— Material —
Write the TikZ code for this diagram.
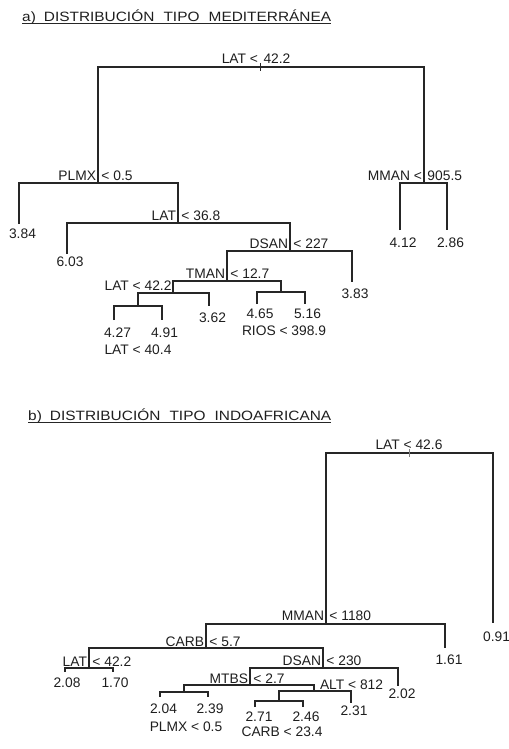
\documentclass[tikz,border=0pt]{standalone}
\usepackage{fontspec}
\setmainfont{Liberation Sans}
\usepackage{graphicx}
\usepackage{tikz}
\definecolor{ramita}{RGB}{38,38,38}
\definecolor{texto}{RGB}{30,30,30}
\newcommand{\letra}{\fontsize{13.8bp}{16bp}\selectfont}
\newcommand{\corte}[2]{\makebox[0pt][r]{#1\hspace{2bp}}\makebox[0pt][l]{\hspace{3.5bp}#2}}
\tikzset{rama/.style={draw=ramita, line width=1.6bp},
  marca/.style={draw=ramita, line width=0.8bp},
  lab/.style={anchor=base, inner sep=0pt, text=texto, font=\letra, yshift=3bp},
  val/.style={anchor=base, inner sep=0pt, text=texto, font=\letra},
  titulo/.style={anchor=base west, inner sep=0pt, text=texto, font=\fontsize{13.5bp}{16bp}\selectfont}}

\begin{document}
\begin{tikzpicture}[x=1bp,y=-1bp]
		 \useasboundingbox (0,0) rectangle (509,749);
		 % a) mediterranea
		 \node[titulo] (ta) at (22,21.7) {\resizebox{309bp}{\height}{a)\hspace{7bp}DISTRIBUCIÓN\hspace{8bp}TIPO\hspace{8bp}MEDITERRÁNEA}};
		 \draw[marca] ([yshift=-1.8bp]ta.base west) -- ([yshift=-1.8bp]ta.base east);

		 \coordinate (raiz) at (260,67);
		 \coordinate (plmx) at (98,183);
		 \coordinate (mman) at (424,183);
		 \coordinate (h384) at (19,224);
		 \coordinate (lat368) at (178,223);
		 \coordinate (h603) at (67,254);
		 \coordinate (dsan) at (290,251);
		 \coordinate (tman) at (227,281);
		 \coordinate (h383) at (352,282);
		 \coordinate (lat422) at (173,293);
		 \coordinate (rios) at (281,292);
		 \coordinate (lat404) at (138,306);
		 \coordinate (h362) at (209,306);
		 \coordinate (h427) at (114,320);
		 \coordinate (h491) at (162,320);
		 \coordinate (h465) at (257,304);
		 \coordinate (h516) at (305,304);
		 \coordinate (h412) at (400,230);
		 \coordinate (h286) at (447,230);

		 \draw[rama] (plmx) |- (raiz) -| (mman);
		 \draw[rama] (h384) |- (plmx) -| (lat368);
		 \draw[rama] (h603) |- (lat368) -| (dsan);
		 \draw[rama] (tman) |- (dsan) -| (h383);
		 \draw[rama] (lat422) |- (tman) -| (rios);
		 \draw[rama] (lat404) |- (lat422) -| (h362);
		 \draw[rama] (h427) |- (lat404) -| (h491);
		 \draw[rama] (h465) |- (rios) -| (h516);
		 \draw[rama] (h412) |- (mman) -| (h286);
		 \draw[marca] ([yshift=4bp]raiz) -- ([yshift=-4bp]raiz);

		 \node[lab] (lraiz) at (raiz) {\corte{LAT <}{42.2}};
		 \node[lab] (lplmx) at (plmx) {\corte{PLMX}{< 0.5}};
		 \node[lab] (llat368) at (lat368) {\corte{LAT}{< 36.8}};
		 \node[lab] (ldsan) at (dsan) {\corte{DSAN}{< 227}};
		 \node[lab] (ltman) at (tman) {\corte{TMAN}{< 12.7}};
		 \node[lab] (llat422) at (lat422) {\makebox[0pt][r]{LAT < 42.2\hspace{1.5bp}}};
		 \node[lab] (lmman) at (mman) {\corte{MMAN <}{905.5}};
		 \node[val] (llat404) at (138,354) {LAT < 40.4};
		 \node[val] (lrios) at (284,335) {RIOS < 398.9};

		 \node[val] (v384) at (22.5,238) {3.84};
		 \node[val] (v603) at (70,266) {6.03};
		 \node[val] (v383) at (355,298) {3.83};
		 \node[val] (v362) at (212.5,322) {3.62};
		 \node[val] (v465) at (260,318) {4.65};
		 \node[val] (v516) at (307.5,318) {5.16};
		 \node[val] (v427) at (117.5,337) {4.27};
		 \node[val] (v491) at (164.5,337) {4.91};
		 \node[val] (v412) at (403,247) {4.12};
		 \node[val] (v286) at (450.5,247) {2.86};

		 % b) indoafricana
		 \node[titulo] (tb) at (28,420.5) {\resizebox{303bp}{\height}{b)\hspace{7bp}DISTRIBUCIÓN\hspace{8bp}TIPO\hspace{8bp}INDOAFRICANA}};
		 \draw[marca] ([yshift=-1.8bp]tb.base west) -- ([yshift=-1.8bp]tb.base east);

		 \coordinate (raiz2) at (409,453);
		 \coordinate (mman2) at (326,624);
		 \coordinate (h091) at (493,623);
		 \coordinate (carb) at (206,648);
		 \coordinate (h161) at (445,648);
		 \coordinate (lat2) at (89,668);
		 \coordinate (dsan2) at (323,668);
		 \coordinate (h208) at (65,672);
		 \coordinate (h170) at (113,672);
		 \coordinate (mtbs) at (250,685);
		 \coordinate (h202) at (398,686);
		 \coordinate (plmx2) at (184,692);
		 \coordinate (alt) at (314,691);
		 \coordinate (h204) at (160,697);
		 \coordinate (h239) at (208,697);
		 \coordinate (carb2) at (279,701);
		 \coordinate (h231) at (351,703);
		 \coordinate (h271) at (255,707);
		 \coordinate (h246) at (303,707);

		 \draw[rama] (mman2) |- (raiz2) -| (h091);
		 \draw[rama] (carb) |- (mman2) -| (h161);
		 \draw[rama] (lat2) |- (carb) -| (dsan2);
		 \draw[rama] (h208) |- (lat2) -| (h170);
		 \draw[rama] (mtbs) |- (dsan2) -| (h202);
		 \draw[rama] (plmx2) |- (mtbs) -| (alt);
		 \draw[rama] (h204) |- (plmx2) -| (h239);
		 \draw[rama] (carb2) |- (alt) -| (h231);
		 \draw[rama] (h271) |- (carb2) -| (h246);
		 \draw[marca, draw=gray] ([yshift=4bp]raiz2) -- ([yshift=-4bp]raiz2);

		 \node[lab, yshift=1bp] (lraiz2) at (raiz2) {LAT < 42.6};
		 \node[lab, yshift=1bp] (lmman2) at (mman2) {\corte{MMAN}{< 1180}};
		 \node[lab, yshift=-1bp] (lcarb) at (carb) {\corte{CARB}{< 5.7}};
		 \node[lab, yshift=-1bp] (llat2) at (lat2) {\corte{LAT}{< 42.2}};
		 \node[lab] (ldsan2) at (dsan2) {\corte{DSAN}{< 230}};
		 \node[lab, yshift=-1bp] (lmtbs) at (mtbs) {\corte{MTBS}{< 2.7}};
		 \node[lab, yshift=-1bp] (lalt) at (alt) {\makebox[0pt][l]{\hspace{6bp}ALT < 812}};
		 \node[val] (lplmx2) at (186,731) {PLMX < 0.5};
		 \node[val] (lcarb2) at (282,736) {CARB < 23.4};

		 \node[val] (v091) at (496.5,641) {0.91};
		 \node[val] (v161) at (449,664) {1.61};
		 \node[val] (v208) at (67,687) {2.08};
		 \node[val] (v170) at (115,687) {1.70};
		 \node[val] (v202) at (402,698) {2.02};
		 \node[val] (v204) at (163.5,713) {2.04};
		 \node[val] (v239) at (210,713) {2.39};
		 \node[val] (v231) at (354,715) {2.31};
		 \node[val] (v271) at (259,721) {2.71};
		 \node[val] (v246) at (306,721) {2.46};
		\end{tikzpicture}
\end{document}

— Your task —
Every line of the material is to be quoted exactly, with no pictures carried over.

— Correct answer —
Write the TikZ code for this diagram.
\documentclass[tikz,border=0pt]{standalone}
\usepackage{fontspec}
\setmainfont{Liberation Sans}
\usepackage{graphicx}
\usepackage{tikz}
\definecolor{ramita}{RGB}{38,38,38}
\definecolor{texto}{RGB}{30,30,30}
\newcommand{\letra}{\fontsize{13.8bp}{16bp}\selectfont}
\newcommand{\corte}[2]{\makebox[0pt][r]{#1\hspace{2bp}}\makebox[0pt][l]{\hspace{3.5bp}#2}}
\tikzset{rama/.style={draw=ramita, line width=1.6bp},
  marca/.style={draw=ramita, line width=0.8bp},
  lab/.style={anchor=base, inner sep=0pt, text=texto, font=\letra, yshift=3bp},
  val/.style={anchor=base, inner sep=0pt, text=texto, font=\letra},
  titulo/.style={anchor=base west, inner sep=0pt, text=texto, font=\fontsize{13.5bp}{16bp}\selectfont}}

\begin{document}
\begin{tikzpicture}[x=1bp,y=-1bp]
		 \useasboundingbox (0,0) rectangle (509,749);
		 % a) mediterranea
		 \node[titulo] (ta) at (22,21.7) {\resizebox{309bp}{\height}{a)\hspace{7bp}DISTRIBUCIÓN\hspace{8bp}TIPO\hspace{8bp}MEDITERRÁNEA}};
		 \draw[marca] ([yshift=-1.8bp]ta.base west) -- ([yshift=-1.8bp]ta.base east);

		 \coordinate (raiz) at (260,67);
		 \coordinate (plmx) at (98,183);
		 \coordinate (mman) at (424,183);
		 \coordinate (h384) at (19,224);
		 \coordinate (lat368) at (178,223);
		 \coordinate (h603) at (67,254);
		 \coordinate (dsan) at (290,251);
		 \coordinate (tman) at (227,281);
		 \coordinate (h383) at (352,282);
		 \coordinate (lat422) at (173,293);
		 \coordinate (rios) at (281,292);
		 \coordinate (lat404) at (138,306);
		 \coordinate (h362) at (209,306);
		 \coordinate (h427) at (114,320);
		 \coordinate (h491) at (162,320);
		 \coordinate (h465) at (257,304);
		 \coordinate (h516) at (305,304);
		 \coordinate (h412) at (400,230);
		 \coordinate (h286) at (447,230);

		 \draw[rama] (plmx) |- (raiz) -| (mman);
		 \draw[rama] (h384) |- (plmx) -| (lat368);
		 \draw[rama] (h603) |- (lat368) -| (dsan);
		 \draw[rama] (tman) |- (dsan) -| (h383);
		 \draw[rama] (lat422) |- (tman) -| (rios);
		 \draw[rama] (lat404) |- (lat422) -| (h362);
		 \draw[rama] (h427) |- (lat404) -| (h491);
		 \draw[rama] (h465) |- (rios) -| (h516);
		 \draw[rama] (h412) |- (mman) -| (h286);
		 \draw[marca] ([yshift=4bp]raiz) -- ([yshift=-4bp]raiz);

		 \node[lab] (lraiz) at (raiz) {\corte{LAT <}{42.2}};
		 \node[lab] (lplmx) at (plmx) {\corte{PLMX}{< 0.5}};
		 \node[lab] (llat368) at (lat368) {\corte{LAT}{< 36.8}};
		 \node[lab] (ldsan) at (dsan) {\corte{DSAN}{< 227}};
		 \node[lab] (ltman) at (tman) {\corte{TMAN}{< 12.7}};
		 \node[lab] (llat422) at (lat422) {\makebox[0pt][r]{LAT < 42.2\hspace{1.5bp}}};
		 \node[lab] (lmman) at (mman) {\corte{MMAN <}{905.5}};
		 \node[val] (llat404) at (138,354) {LAT < 40.4};
		 \node[val] (lrios) at (284,335) {RIOS < 398.9};

		 \node[val] (v384) at (22.5,238) {3.84};
		 \node[val] (v603) at (70,266) {6.03};
		 \node[val] (v383) at (355,298) {3.83};
		 \node[val] (v362) at (212.5,322) {3.62};
		 \node[val] (v465) at (260,318) {4.65};
		 \node[val] (v516) at (307.5,318) {5.16};
		 \node[val] (v427) at (117.5,337) {4.27};
		 \node[val] (v491) at (164.5,337) {4.91};
		 \node[val] (v412) at (403,247) {4.12};
		 \node[val] (v286) at (450.5,247) {2.86};

		 % b) indoafricana
		 \node[titulo] (tb) at (28,420.5) {\resizebox{303bp}{\height}{b)\hspace{7bp}DISTRIBUCIÓN\hspace{8bp}TIPO\hspace{8bp}INDOAFRICANA}};
		 \draw[marca] ([yshift=-1.8bp]tb.base west) -- ([yshift=-1.8bp]tb.base east);

		 \coordinate (raiz2) at (409,453);
		 \coordinate (mman2) at (326,624);
		 \coordinate (h091) at (493,623);
		 \coordinate (carb) at (206,648);
		 \coordinate (h161) at (445,648);
		 \coordinate (lat2) at (89,668);
		 \coordinate (dsan2) at (323,668);
		 \coordinate (h208) at (65,672);
		 \coordinate (h170) at (113,672);
		 \coordinate (mtbs) at (250,685);
		 \coordinate (h202) at (398,686);
		 \coordinate (plmx2) at (184,692);
		 \coordinate (alt) at (314,691);
		 \coordinate (h204) at (160,697);
		 \coordinate (h239) at (208,697);
		 \coordinate (carb2) at (279,701);
		 \coordinate (h231) at (351,703);
		 \coordinate (h271) at (255,707);
		 \coordinate (h246) at (303,707);

		 \draw[rama] (mman2) |- (raiz2) -| (h091);
		 \draw[rama] (carb) |- (mman2) -| (h161);
		 \draw[rama] (lat2) |- (carb) -| (dsan2);
		 \draw[rama] (h208) |- (lat2) -| (h170);
		 \draw[rama] (mtbs) |- (dsan2) -| (h202);
		 \draw[rama] (plmx2) |- (mtbs) -| (alt);
		 \draw[rama] (h204) |- (plmx2) -| (h239);
		 \draw[rama] (carb2) |- (alt) -| (h231);
		 \draw[rama] (h271) |- (carb2) -| (h246);
		 \draw[marca, draw=gray] ([yshift=4bp]raiz2) -- ([yshift=-4bp]raiz2);

		 \node[lab, yshift=1bp] (lraiz2) at (raiz2) {LAT < 42.6};
		 \node[lab, yshift=1bp] (lmman2) at (mman2) {\corte{MMAN}{< 1180}};
		 \node[lab, yshift=-1bp] (lcarb) at (carb) {\corte{CARB}{< 5.7}};
		 \node[lab, yshift=-1bp] (llat2) at (lat2) {\corte{LAT}{< 42.2}};
		 \node[lab] (ldsan2) at (dsan2) {\corte{DSAN}{< 230}};
		 \node[lab, yshift=-1bp] (lmtbs) at (mtbs) {\corte{MTBS}{< 2.7}};
		 \node[lab, yshift=-1bp] (lalt) at (alt) {\makebox[0pt][l]{\hspace{6bp}ALT < 812}};
		 \node[val] (lplmx2) at (186,731) {PLMX < 0.5};
		 \node[val] (lcarb2) at (282,736) {CARB < 23.4};

		 \node[val] (v091) at (496.5,641) {0.91};
		 \node[val] (v161) at (449,664) {1.61};
		 \node[val] (v208) at (67,687) {2.08};
		 \node[val] (v170) at (115,687) {1.70};
		 \node[val] (v202) at (402,698) {2.02};
		 \node[val] (v204) at (163.5,713) {2.04};
		 \node[val] (v239) at (210,713) {2.39};
		 \node[val] (v231) at (354,715) {2.31};
		 \node[val] (v271) at (259,721) {2.71};
		 \node[val] (v246) at (306,721) {2.46};
		\end{tikzpicture}
\end{document}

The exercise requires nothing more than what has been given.